Mapping ComputeMux memory requirements to hardware in an optimal way depends on the type of hardware. A multi-core CPU has different memory access characteristics than a DSP or AI accelerator which again differ from a discrete GPU.
ComputeMux inherits the concept of an address space (memory region) from OpenCL. In this section we will begin with some examples of hardware and walk through how various types of physical memory are mapped to address spaces.
For now, let us focus on a hypothetical DSP.
Example DSP Memory Mapping
Our hypothetical DSP has a memory topology with a register file, on-chip tile memory, and access to DDR.
DDR is mapped to the global address space. Cache coherency, or even a cache, is not required. Synchronization of data occurs at explicit points before and after kernel execution, or during kernel execution via DMA operations enabled by support for Pinned Memory.
Through extensions it is also possible to expose additional data synchronization mechanisms to enable the user to extract the maximum performance from the hardware.
On-chip tile memory is mapped to the local address space. Data transfers into and out of on-chip tile memory can be invoked during kernel execution asynchronously, allowing for efficient tiled processing of one set of data while another is being loaded or stored.
How To Support Large Scratchpad Memories for some more in depth scenarios of utilizing on-chip memory effectively.
The register file is mapped to the private address space, this is where the kernel’s live variables are stored. In the event that a kernel exhausts the register file capacity, a portion of on-chip tile memory should be reserved for the private address space for use as stack space.
The OpenCL specification section on Fundamental Memory Regions describes four named address spaces for device memory.
A memory region read/write accessible to all work-items executing a kernel instance on device.
The global address space is mapped to the device’s DRAM when available or system RAM otherwise.
The driver requirements section on Memory Management for more information about how memory in the global address space is managed at runtime.
A region of global memory read accessible to all work-items executing a kernel instance on device.
The mapping of the constant address space depends a lot on the hardware. If the hardware has a suitable memory region, such as GPU uniform memory, the constant address space will be mapped there. In most cases the constant address space will be mapped in the same way as the global address space.
A memory region shared by work-items in a work-group, not accessible to work-items outside of work-group. Variables allocated in the local address space inside a kernel function are allocated for each work-group executing the kernel and exist only for the lifetime of the work-group executing the kernel.
Commonly mapped to on-chip memory attached to a single processor core designed to efficiently store a tile of temporary data. OpenCL provides asynchronous DMA builtin functions for moving data between the local and global memory address spaces that capable hardware can make use of.
A region of memory private to a work-item. Variables defined in a work-item’s private memory is not visible to another work-item.
Memory private to individual work-items is usually mapped to registers or stack space on a processor core.
An operating system which manages virtual memory is not required to guarantee that virtually contiguous pages are physically contiguous, and can move physical pages or opt to evict them to a swap partition in some circumstances.

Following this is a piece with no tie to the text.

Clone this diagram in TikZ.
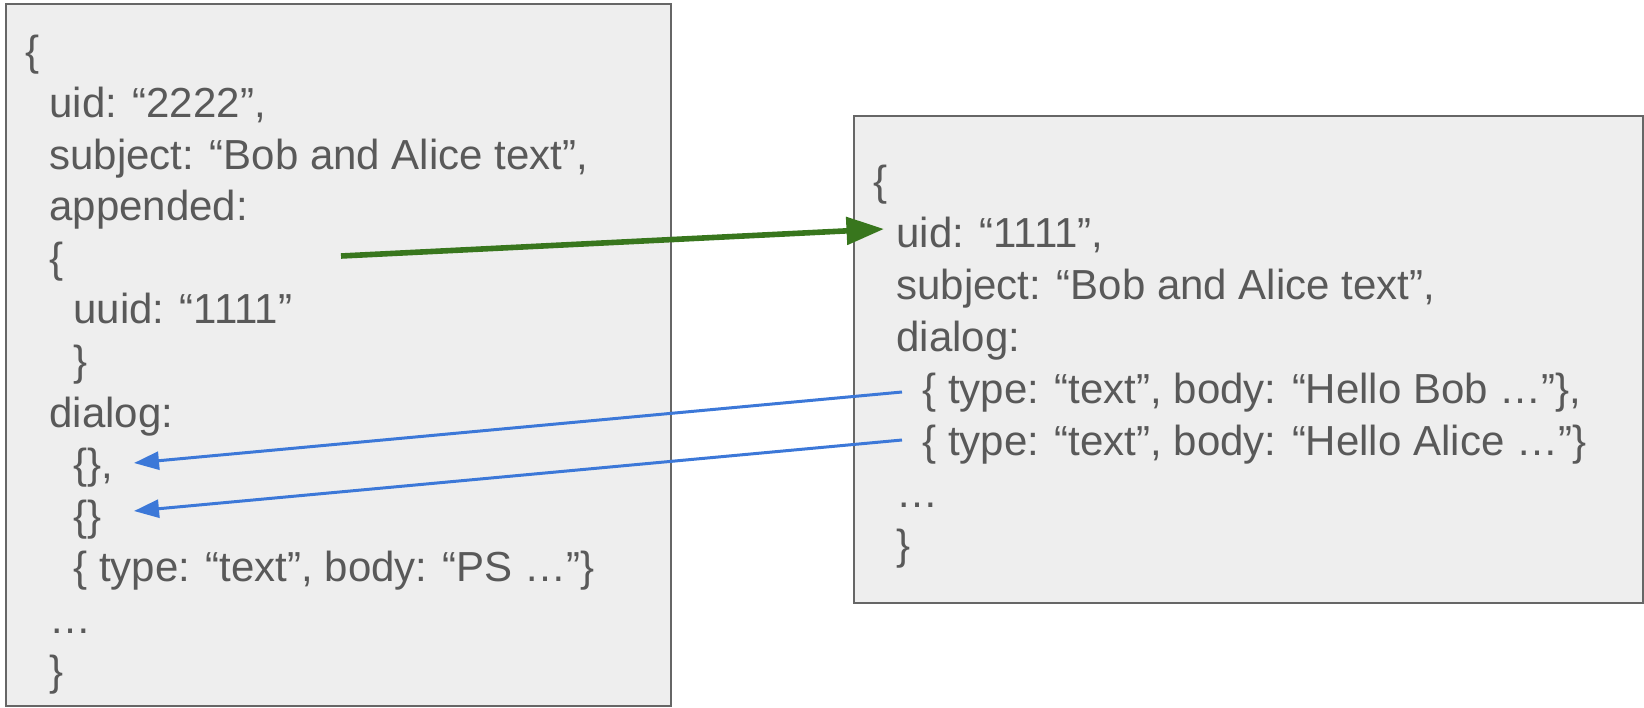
\documentclass[tikz,border=0pt]{standalone}
\usepackage{fontspec}
\setmainfont{Liberation Sans}
\usetikzlibrary{arrows.meta,calc}
\definecolor{txt}{HTML}{595959}
\definecolor{boxfill}{HTML}{EEEEEE}
\definecolor{boxline}{HTML}{666666}
\definecolor{gr}{HTML}{38761D}
\definecolor{bl}{HTML}{3C78D8}
\begin{document}
\begin{tikzpicture}[x=0.5pt,y=-0.5pt,
  code/.style={anchor=base west, inner sep=0pt, text=txt, font=\fontsize{21}{25}\selectfont},
  panel/.style={draw=boxline, fill=boxfill, line width=0.75pt},
  garrow/.style={draw=gr, line width=2.8pt, -{Triangle[length=18.75pt,width=13.5pt]}},
  barrow/.style={draw=bl, line width=1.5pt, -{Triangle[length=12.5pt,width=9pt]}}]
\useasboundingbox (0,0) rectangle (1644,707);
% panels
\draw[panel] (6,4) rectangle (671,706);
\draw[panel] (854,116) rectangle (1643,603);
% left document
\node[code] (l0)  at (25,65)  {\{};
\node[code] (l1)  at (49,117) {uid: “2222”,};
\node[code] (l2)  at (49,169) {subject: “Bob and Alice text”,};
\node[code] (l3)  at (49,220) {appended:};
\node[code] (l4)  at (49,272) {\{};
\node[code] (l5)  at (73,323) {uuid: “1111”};
\node[code] (l6)  at (73,375) {\}};
\node[code] (l7)  at (49,427) {dialog:};
\node[code] (lemp1) at (73,478) {\{\},};
\node[code] (lemp2) at (73,530) {\{\}};
\node[code] (l10) at (73,581) {\{ type: “text”, body: “PS …”\}};
\node[code] (l11) at (49,633) {…};
\node[code] (l12) at (49,685) {\}};
% right document
\node[code] (r0) at (873,195) {\{};
\node[code] (ruid) at (896,247) {uid: “1111”,};
\node[code] (r2) at (896,299) {subject: “Bob and Alice text”,};
\node[code] (r3) at (896,351) {dialog:};
\node[code] (rbob) at (922,403) {\{ type: “text”, body: “Hello Bob …”\},};
\node[code] (ralice) at (922,455) {\{ type: “text”, body: “Hello Alice …”\}};
\node[code] (r6) at (896,507) {…};
\node[code] (r7) at (896,559) {\}};
% connectors
\coordinate (gstart) at (341,256);
\draw[garrow] (gstart) -- ($(ruid.base west)+(-12,-18)$);
\draw[barrow] ($(rbob.base west)+(-20,-11)$) -- ($(lemp1.base west)+(61,-15)$);
\draw[barrow] ($(ralice.base west)+(-20,-15)$) -- ($(lemp2.base west)+(61,-19)$);
\end{tikzpicture}
\end{document}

This is problematic when attempting to share data with another processor which has physical access to DDR, such as a DSP or discrete GPU.
Fortunately, it is possible to tell the operating system to lock or pin physically contiguous regions of memory to ensure they will not be moved or evicted. We refer to this as pinned memory.

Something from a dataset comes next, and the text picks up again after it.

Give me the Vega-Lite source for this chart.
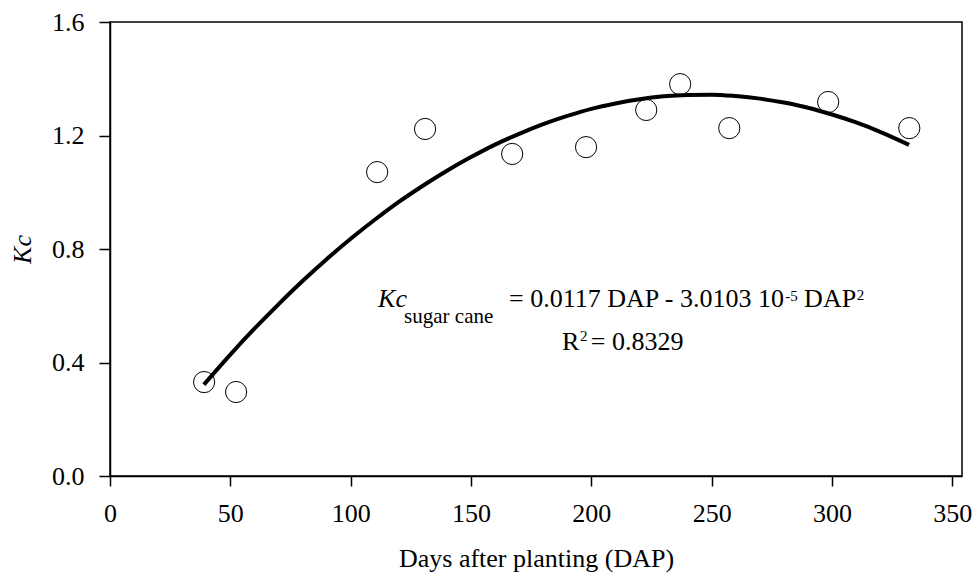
{
  "$schema": "https://vega.github.io/schema/vega-lite/v6.json",
  "width": 852,
  "height": 454,
  "autosize": {"type": "none"},
  "padding": {"left": 110, "top": 22, "right": 13, "bottom": 99},
  "background": "white",
  "config": {
    "view": {"stroke": "black", "strokeWidth": 1.5},
    "font": "Liberation Serif",
    "axis": {
      "grid": false,
      "domainColor": "black",
      "domainWidth": 1.5,
      "tickColor": "black",
      "tickWidth": 1.5,
      "labelColor": "black",
      "labelFont": "Liberation Serif",
      "labelFontSize": 26,
      "titleFont": "Liberation Serif",
      "titleFontSize": 26,
      "titleFontWeight": "normal",
      "titleColor": "black"
    }
  },
  "datasets": {
    "obs": [
      {"DAP": 39.1, "Kc": 0.331},
      {"DAP": 52.4, "Kc": 0.296},
      {"DAP": 111.0, "Kc": 1.071},
      {"DAP": 130.9, "Kc": 1.223},
      {"DAP": 167.1, "Kc": 1.135},
      {"DAP": 197.8, "Kc": 1.159},
      {"DAP": 222.8, "Kc": 1.290},
      {"DAP": 236.9, "Kc": 1.381},
      {"DAP": 257.3, "Kc": 1.226},
      {"DAP": 298.4, "Kc": 1.318},
      {"DAP": 332.1, "Kc": 1.226}
    ],
    "fit": [
      {"DAP": 39, "Kc": 0.322},
      {"DAP": 50, "Kc": 0.428},
      {"DAP": 60, "Kc": 0.519},
      {"DAP": 70, "Kc": 0.605},
      {"DAP": 80, "Kc": 0.687},
      {"DAP": 90, "Kc": 0.764},
      {"DAP": 100, "Kc": 0.836},
      {"DAP": 110, "Kc": 0.903},
      {"DAP": 120, "Kc": 0.966},
      {"DAP": 130, "Kc": 1.023},
      {"DAP": 140, "Kc": 1.076},
      {"DAP": 150, "Kc": 1.124},
      {"DAP": 160, "Kc": 1.168},
      {"DAP": 170, "Kc": 1.206},
      {"DAP": 180, "Kc": 1.240},
      {"DAP": 190, "Kc": 1.269},
      {"DAP": 200, "Kc": 1.294},
      {"DAP": 210, "Kc": 1.313},
      {"DAP": 220, "Kc": 1.328},
      {"DAP": 230, "Kc": 1.338},
      {"DAP": 240, "Kc": 1.343},
      {"DAP": 250, "Kc": 1.344},
      {"DAP": 260, "Kc": 1.339},
      {"DAP": 270, "Kc": 1.330},
      {"DAP": 280, "Kc": 1.316},
      {"DAP": 290, "Kc": 1.298},
      {"DAP": 300, "Kc": 1.274},
      {"DAP": 310, "Kc": 1.246},
      {"DAP": 320, "Kc": 1.213},
      {"DAP": 332, "Kc": 1.167}
    ],
    "labels": [
      {"part": "Kc", "DAP": 111.4, "Kc": 0.596, "kind": "italic"},
      {"part": "sugar cane", "DAP": 122.2, "Kc": 0.539, "kind": "sub"},
      {"part": "= 0.0117 DAP - 3.0103 10", "DAP": 165.8, "Kc": 0.596, "kind": "main"},
      {"part": "-5", "DAP": 280.6, "Kc": 0.617, "kind": "sup"},
      {"part": "DAP", "DAP": 288.4, "Kc": 0.596, "kind": "main"},
      {"part": "2", "DAP": 310.3, "Kc": 0.620, "kind": "sup"},
      {"part": "R", "DAP": 187.8, "Kc": 0.444, "kind": "main"},
      {"part": "2", "DAP": 195.3, "Kc": 0.476, "kind": "sup"},
      {"part": "= 0.8329", "DAP": 199.8, "Kc": 0.444, "kind": "main"}
    ]
  },
  "layer": [
    {
      "data": {"name": "obs"},
      "mark": {"type": "point", "shape": "circle", "filled": false, "stroke": "black", "strokeWidth": 1, "size": 450, "opacity": 1},
      "encoding": {
        "x": {
          "field": "DAP", "type": "quantitative",
          "scale": {"domain": [0, 354], "nice": false, "zero": false},
          "axis": {"values": [0, 50, 100, 150, 200, 250, 300, 350], "title": "Days after planting (DAP)", "tickSize": 10, "labelPadding": 14, "titlePadding": 19, "labelFlush": false}
        },
        "y": {
          "field": "Kc", "type": "quantitative",
          "scale": {"domain": [0, 1.6], "nice": false},
          "axis": {"values": [0, 0.4, 0.8, 1.2, 1.6], "format": ".1f", "title": "Kc", "titleFontStyle": "italic", "tickSize": 11, "labelPadding": 15, "titlePadding": 16, "labelFlush": false}
        }
      }
    },
    {
      "data": {"name": "fit"},
      "mark": {"type": "line", "color": "black", "strokeWidth": 4, "interpolate": "monotone"},
      "encoding": {
        "x": {"field": "DAP", "type": "quantitative"},
        "y": {"field": "Kc", "type": "quantitative"}
      }
    },
    {
      "data": {"name": "labels"},
      "transform": [{"filter": "datum.kind === 'main'"}],
      "mark": {"type": "text", "align": "left", "baseline": "alphabetic", "fontSize": 26, "font": "Liberation Serif", "color": "black"},
      "encoding": {
        "x": {"field": "DAP", "type": "quantitative"},
        "y": {"field": "Kc", "type": "quantitative"},
        "text": {"field": "part"}
      }
    },
    {
      "data": {"name": "labels"},
      "transform": [{"filter": "datum.kind === 'italic'"}],
      "mark": {"type": "text", "align": "left", "baseline": "alphabetic", "fontSize": 26, "fontStyle": "italic", "font": "Liberation Serif", "color": "black"},
      "encoding": {
        "x": {"field": "DAP", "type": "quantitative"},
        "y": {"field": "Kc", "type": "quantitative"},
        "text": {"field": "part"}
      }
    },
    {
      "data": {"name": "labels"},
      "transform": [{"filter": "datum.kind === 'sub'"}],
      "mark": {"type": "text", "align": "left", "baseline": "alphabetic", "fontSize": 21, "font": "Liberation Serif", "color": "black"},
      "encoding": {
        "x": {"field": "DAP", "type": "quantitative"},
        "y": {"field": "Kc", "type": "quantitative"},
        "text": {"field": "part"}
      }
    },
    {
      "data": {"name": "labels"},
      "transform": [{"filter": "datum.kind === 'sup'"}],
      "mark": {"type": "text", "align": "left", "baseline": "alphabetic", "fontSize": 15, "font": "Liberation Serif", "color": "black"},
      "encoding": {
        "x": {"field": "DAP", "type": "quantitative"},
        "y": {"field": "Kc", "type": "quantitative"},
        "text": {"field": "part"}
      }
    }
  ]
}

Pinned memory can be an important mechanism to enable optimization of data movement. Given a memory address, we can query the operating system to find out if it resides in a pinned memory region. Using this information, a device driver can determine if it is possible to optimize data transfers using DMA operations, or a slower fallback which can handle page faults is necessary.
When a device does not have dedicated memory, pinned memory becomes a requirement for accessing system RAM mapped to the global address space.